Sunday, December 05, 2021
"How Can You Destroy a Person’s Life and Only Get a Slap on the Wrist?"
That's the title of this NY Times editorial, which is a question that the criminal defense bar has been pressing for decades. From the conclusion:
There is no principled reason for federal prosecutors to avoid the accountability expected of all public servants. Their exemption from the general rule was adopted in 1988 as a favor to Dick Thornburgh, who was then the attorney general and had tried to derail the creation of an inspector general for the Justice Department. Years later, Mr. Thornburgh admitted he had been wrong. “This is a highly professional operation that goes where the evidence leads and is not directed by the way the political winds are blowing,” he said at a gathering marking the law’s 25th anniversary in 2014. “I’ve come to be a true believer.”
So have large numbers of Republicans and Democrats in Congress, a remarkable fact at a moment when the parties can’t agree on the time of day. Their fix is straightforward: Eliminate the loophole in the 1988 law and empower the inspector general to review claims against federal prosecutors, just as the office currently does in cases involving other Justice Department employees. A Senate bill co-sponsored by Mike Lee, Republican of Utah, and Dick Durbin, Democrat of Illinois, would do exactly this. Yet Attorney General Merrick Garland is continuing in the tradition of his predecessors by opposing any change to the existing system.
Prosecutors can work in the interests of fairness and justice, but they can also cheat and destroy people’s lives. They should be held accountable when they do — both to vindicate their victims and to help ensure that they can’t do it again.
Friday, December 03, 2021
“To make that statement, it’s a strong thing for her to do, understanding that she was a victim and I was a victim too.”
By Michael Caruso:
This story is both remarkable and not. In 1982, Anthony Broadwater was convicted of raping the author Alice Sebold when she was a student at Syracuse University. He served 16 years in prison. Two weeks ago, a court vacated his conviction after prosecutors reexamined the case.
Sebold wrote in 1999′s “Lucky” of being raped and then spotting a Black man in the street several months later who she believed was her attacker. Sebold, who is white, went to the police. An officer said the man in the street must have been Broadwater, who had supposedly been seen in the area.
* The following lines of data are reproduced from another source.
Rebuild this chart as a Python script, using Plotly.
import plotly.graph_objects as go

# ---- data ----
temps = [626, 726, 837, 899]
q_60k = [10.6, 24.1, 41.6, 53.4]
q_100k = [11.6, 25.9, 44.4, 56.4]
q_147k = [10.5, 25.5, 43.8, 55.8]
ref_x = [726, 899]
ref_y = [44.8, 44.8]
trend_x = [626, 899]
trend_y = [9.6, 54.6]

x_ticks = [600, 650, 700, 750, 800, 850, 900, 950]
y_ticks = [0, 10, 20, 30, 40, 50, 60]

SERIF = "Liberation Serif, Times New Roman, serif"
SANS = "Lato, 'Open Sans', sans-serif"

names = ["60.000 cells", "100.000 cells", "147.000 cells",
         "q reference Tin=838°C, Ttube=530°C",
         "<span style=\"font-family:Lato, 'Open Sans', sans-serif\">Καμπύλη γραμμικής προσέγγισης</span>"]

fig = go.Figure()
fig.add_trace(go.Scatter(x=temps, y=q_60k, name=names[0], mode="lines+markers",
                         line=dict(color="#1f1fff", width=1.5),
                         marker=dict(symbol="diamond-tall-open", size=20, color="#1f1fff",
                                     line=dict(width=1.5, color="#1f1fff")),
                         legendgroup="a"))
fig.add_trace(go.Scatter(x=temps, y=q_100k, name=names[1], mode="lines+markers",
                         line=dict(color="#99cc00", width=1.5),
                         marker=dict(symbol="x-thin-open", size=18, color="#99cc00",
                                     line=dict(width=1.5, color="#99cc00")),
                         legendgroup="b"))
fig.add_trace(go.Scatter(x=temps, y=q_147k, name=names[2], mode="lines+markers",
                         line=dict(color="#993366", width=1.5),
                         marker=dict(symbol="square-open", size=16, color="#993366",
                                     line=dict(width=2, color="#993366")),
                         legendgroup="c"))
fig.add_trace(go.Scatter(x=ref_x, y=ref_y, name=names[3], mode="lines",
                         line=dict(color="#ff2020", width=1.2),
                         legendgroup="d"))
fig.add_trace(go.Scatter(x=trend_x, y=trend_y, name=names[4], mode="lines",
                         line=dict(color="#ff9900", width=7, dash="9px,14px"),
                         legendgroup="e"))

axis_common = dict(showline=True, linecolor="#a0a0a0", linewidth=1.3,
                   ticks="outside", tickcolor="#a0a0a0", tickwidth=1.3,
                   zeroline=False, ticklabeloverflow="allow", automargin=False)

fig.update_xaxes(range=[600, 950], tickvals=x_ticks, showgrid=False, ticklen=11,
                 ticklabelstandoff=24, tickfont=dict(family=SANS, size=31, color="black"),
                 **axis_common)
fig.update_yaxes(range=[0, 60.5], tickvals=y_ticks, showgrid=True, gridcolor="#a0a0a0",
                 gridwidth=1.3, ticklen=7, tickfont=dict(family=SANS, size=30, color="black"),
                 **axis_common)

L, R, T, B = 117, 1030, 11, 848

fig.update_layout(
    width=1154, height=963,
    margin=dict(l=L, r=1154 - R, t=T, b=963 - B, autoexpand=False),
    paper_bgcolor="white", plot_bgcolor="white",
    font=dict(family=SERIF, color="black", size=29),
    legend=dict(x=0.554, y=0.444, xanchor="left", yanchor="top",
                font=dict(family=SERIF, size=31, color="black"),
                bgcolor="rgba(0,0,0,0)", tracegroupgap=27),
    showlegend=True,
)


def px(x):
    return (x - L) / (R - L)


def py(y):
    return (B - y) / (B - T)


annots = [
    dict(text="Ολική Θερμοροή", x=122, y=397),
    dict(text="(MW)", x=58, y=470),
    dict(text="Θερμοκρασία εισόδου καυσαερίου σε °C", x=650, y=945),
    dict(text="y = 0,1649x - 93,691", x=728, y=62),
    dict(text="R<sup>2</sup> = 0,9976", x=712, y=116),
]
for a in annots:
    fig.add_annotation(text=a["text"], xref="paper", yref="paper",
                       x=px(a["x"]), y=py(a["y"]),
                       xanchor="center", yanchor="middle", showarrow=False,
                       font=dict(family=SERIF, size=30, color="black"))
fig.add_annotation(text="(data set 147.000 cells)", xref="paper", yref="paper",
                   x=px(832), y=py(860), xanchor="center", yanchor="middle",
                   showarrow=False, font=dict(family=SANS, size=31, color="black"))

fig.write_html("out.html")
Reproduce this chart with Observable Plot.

After the police arrested Broadwater, Sebold failed to identify him in a police lineup, picking a different man as her attacker because she was frightened of “the expression in his eyes.”
But prosecutors put Broadwater on trial anyway. He was convicted based largely on Sebold identifying him as her rapist on the witness stand and testimony that microscopic hair analysis had tied him to the crime. That type of analysis has since been deemed junk science by the U.S. Department of Justice.
Broadwater always insisted he was innocent and was denied parole several times for refusing to acknowledge guilt. He took two polygraph tests, decades apart, with experts who determined that his account was truthful.
In a statement, Sebold wrote to Broadwater that she was truly sorry for what he’d been through.“I am sorry most of all for the fact that the life you could have led was unjustly robbed from you, and I know that no apology can change what happened to you and never will,” she wrote.
She wrote that “as a traumatized 18-year-old rape victim, I chose to put my faith in the American legal system. My goal in 1982 was justice — not to perpetuate injustice. And certainly not to forever, and irreparably, alter a young man’s life by the very crime that had altered mine.”
Broadwater said he was “relieved that she has apologized.” “It took a lot of courage, and I guess she’s brave and weathering through the storm like I am,” he said. “To make that statement, it’s a strong thing for her to do, understanding that she was a victim and I was a victim too.”
This story is not remarkable in that a man suffered a wrongful conviction because of a misidentification and the introduction of junk science at his trial. The story is remarkable as an example of our capacity to forgive grievous wrongdoing. A lesson for all of us.